'''

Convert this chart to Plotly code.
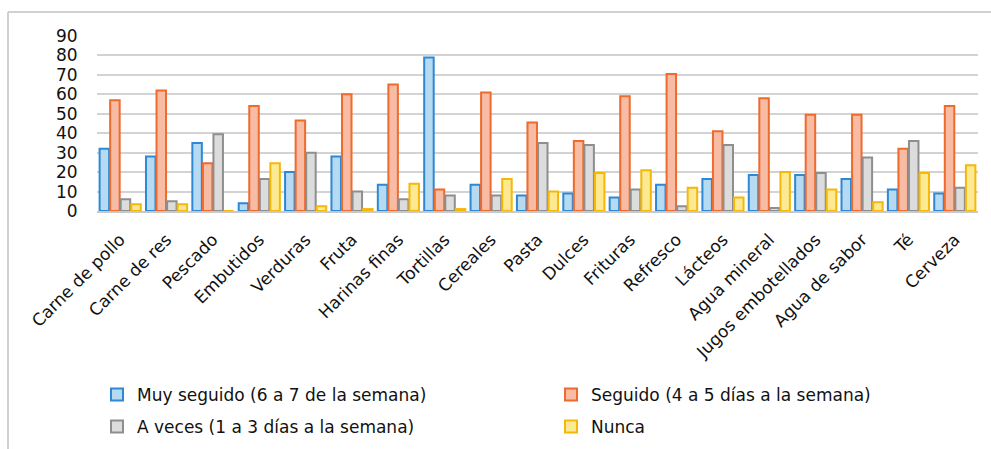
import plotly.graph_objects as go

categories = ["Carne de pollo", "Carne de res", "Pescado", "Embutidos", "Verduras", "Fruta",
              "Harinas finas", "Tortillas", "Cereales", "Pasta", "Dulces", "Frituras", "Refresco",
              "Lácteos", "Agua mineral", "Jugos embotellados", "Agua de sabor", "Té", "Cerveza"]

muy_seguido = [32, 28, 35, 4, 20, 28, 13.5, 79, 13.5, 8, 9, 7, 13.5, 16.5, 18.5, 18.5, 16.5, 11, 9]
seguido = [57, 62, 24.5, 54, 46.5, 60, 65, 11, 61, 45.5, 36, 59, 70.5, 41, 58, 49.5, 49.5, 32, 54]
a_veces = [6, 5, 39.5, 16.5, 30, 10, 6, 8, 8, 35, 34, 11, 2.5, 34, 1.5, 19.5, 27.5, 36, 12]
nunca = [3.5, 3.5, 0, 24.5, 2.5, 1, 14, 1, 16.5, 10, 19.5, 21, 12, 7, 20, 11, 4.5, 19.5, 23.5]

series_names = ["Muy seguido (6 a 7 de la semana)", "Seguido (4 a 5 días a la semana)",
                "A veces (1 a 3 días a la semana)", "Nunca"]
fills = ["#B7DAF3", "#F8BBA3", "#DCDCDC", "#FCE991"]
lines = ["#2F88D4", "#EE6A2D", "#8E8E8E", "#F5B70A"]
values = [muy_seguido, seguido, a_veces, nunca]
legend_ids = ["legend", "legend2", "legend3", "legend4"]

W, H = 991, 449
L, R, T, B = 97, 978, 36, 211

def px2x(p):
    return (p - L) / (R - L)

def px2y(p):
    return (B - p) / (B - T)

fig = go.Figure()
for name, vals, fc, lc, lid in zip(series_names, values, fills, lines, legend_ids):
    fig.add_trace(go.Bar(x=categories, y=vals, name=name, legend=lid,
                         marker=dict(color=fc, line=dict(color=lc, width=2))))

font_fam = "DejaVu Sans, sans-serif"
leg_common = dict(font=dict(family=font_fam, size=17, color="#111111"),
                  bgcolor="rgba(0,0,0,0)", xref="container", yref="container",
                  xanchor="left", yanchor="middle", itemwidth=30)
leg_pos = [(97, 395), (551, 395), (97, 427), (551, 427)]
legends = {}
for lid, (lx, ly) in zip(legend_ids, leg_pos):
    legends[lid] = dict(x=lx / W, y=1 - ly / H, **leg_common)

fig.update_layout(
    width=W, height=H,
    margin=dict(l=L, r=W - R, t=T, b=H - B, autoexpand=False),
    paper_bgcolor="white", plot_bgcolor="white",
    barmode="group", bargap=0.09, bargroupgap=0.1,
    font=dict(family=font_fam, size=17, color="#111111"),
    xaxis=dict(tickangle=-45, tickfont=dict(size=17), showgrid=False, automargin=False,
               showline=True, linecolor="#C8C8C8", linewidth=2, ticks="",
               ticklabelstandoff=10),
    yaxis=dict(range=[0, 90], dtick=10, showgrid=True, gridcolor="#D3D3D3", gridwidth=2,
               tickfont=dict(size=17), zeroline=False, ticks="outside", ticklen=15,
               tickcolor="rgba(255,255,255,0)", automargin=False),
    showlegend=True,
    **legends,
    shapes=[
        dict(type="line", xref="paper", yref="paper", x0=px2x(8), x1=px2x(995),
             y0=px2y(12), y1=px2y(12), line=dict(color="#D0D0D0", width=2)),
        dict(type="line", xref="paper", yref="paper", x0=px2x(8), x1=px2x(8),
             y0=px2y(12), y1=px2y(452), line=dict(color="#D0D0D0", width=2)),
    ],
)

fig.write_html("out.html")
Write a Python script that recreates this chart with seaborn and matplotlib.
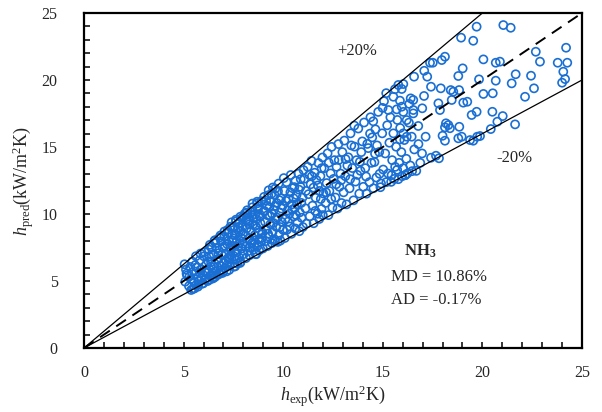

'''

--- WRITTEN PROBLEM ---
In the listing, find each line with the string "this" and copy it.

--- RESULT ---
Convert this chart to Plotly code.
Write a Python script that recreates this chart with seaborn and matplotlib.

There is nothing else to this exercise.